:: PROBLEM TO WORK ON ::
In the listing that follows, locate the line containing "What Plotly code" and the line containing "import plotly.graph_objects as go". Retype exactly those two lines and every line between them, and nothing more.

Records with drawing code:
------------------------------------------------------------------------

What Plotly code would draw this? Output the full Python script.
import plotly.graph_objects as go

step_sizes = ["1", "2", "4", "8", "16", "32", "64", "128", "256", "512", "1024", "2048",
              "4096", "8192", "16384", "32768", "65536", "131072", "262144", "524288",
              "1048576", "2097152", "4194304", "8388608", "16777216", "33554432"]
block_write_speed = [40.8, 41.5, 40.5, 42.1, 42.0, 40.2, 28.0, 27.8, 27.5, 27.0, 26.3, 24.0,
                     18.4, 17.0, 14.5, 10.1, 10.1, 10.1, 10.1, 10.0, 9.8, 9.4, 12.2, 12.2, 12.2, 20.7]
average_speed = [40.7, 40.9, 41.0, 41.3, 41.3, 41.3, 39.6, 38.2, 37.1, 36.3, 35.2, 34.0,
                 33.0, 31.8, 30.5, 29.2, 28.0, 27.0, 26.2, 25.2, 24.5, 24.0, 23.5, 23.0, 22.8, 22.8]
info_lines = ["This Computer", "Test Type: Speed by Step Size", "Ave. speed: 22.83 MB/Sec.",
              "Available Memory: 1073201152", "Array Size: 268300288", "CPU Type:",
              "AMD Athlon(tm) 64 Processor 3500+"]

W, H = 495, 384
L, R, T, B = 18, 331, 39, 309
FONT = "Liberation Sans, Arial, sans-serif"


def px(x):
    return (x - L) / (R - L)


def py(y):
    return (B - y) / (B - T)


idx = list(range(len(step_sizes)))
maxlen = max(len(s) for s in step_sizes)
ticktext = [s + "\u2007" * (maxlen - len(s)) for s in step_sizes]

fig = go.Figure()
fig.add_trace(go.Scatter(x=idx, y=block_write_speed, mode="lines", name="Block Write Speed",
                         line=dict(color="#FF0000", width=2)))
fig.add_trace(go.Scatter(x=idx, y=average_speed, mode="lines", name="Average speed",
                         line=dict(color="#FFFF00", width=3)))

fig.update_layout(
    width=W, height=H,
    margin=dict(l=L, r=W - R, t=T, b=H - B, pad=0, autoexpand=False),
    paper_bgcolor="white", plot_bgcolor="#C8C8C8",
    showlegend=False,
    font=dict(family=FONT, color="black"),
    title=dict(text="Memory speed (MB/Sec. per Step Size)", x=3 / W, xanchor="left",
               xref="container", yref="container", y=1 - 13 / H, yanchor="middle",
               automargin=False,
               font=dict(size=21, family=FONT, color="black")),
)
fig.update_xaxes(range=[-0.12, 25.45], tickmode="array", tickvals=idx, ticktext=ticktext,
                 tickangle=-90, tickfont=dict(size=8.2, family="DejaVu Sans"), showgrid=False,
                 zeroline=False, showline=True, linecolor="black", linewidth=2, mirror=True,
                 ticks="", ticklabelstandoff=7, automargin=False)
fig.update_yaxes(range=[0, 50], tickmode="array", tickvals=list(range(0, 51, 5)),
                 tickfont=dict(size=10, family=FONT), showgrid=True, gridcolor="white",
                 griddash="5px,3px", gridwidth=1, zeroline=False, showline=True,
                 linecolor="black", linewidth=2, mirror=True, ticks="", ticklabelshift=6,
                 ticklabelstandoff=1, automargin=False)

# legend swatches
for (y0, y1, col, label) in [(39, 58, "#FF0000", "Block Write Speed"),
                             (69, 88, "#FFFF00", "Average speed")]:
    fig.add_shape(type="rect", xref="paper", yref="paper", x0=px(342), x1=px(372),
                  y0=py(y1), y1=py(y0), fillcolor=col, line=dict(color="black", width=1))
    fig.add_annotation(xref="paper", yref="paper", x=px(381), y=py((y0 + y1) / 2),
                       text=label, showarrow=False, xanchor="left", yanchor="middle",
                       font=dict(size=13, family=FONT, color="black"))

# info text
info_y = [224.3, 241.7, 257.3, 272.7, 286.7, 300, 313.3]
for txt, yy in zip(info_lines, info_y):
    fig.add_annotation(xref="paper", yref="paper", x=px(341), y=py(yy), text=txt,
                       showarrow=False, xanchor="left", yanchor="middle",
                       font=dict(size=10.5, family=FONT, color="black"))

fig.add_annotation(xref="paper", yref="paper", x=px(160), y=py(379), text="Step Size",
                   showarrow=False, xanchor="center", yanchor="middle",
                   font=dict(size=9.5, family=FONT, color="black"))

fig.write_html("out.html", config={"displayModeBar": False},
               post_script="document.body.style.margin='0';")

------------------------------------------------------------------------

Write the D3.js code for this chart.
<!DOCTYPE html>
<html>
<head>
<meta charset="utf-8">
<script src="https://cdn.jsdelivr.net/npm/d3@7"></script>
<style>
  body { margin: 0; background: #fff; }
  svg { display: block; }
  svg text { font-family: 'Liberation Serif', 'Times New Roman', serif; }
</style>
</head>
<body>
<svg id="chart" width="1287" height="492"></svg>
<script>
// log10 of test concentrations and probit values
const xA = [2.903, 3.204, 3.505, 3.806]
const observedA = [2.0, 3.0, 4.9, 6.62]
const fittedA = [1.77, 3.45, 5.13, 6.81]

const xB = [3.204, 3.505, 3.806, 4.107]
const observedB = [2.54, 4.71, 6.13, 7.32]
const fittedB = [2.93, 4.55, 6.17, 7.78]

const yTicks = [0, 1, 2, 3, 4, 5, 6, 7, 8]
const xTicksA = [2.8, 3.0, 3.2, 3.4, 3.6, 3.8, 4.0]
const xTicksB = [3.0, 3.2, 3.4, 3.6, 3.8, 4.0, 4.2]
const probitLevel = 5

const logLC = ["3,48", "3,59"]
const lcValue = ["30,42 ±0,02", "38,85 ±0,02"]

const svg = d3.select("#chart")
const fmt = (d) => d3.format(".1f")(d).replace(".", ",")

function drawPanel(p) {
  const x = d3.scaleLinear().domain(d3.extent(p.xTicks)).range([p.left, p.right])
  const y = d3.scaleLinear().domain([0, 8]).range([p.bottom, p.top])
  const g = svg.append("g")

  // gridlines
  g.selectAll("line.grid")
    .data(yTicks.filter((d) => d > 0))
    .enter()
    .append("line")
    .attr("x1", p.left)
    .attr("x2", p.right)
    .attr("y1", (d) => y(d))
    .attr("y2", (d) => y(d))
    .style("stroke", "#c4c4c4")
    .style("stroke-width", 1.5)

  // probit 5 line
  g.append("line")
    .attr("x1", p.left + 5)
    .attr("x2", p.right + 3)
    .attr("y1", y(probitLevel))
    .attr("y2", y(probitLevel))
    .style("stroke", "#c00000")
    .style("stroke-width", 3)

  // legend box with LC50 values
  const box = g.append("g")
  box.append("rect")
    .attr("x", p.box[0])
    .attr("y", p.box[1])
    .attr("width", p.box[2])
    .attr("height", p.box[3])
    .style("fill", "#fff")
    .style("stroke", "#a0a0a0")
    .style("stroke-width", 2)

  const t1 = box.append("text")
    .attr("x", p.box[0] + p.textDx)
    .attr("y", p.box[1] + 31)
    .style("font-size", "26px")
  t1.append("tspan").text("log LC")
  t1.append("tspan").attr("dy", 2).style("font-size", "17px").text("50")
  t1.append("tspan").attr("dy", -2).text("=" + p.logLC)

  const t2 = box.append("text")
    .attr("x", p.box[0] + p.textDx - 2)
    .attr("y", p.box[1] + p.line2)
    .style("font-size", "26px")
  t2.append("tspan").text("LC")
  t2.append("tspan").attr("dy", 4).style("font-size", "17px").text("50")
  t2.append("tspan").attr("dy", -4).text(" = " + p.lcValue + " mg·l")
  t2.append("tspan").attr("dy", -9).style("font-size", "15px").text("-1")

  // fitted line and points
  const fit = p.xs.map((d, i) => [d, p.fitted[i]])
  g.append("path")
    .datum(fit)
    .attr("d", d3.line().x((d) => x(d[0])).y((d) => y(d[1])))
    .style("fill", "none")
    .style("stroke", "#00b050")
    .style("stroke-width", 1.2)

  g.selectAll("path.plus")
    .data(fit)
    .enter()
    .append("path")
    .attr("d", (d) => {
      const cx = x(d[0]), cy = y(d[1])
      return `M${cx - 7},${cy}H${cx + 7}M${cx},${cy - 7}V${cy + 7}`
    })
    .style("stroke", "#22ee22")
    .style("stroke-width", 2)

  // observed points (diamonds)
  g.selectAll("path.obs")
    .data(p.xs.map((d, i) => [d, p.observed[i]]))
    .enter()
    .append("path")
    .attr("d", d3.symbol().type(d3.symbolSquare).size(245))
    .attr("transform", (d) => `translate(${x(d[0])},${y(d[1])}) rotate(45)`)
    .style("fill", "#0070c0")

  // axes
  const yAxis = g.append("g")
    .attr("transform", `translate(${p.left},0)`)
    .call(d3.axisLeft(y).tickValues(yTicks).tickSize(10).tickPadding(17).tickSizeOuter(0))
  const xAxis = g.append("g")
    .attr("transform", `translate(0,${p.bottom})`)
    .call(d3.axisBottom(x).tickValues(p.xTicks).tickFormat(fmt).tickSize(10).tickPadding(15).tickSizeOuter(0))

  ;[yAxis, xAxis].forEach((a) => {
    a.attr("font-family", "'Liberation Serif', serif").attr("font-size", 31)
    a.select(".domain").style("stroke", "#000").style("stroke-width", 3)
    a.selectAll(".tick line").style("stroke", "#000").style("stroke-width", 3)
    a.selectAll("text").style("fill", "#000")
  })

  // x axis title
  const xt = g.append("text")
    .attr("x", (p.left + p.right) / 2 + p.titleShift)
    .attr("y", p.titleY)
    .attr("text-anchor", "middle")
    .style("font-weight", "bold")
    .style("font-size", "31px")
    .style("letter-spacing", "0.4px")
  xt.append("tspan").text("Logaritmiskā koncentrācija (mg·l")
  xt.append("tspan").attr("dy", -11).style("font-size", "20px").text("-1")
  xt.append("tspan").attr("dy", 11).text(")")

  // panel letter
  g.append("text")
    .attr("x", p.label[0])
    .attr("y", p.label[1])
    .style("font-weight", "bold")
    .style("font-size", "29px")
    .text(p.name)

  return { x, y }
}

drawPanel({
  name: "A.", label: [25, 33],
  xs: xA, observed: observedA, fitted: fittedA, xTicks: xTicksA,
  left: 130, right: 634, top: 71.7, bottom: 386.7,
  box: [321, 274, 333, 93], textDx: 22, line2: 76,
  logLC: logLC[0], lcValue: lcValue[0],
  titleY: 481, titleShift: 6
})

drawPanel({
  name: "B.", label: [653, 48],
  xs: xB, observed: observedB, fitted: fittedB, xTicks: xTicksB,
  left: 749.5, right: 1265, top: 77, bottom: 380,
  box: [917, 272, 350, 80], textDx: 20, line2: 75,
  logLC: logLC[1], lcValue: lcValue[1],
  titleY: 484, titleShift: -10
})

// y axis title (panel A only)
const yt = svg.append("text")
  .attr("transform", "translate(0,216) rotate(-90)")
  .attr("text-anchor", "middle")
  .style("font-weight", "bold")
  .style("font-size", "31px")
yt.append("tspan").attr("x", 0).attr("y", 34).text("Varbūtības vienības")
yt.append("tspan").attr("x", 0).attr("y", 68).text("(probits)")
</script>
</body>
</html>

------------------------------------------------------------------------

:: ANSWER IN FULL ::
What Plotly code would draw this? Output the full Python script.
import plotly.graph_objects as go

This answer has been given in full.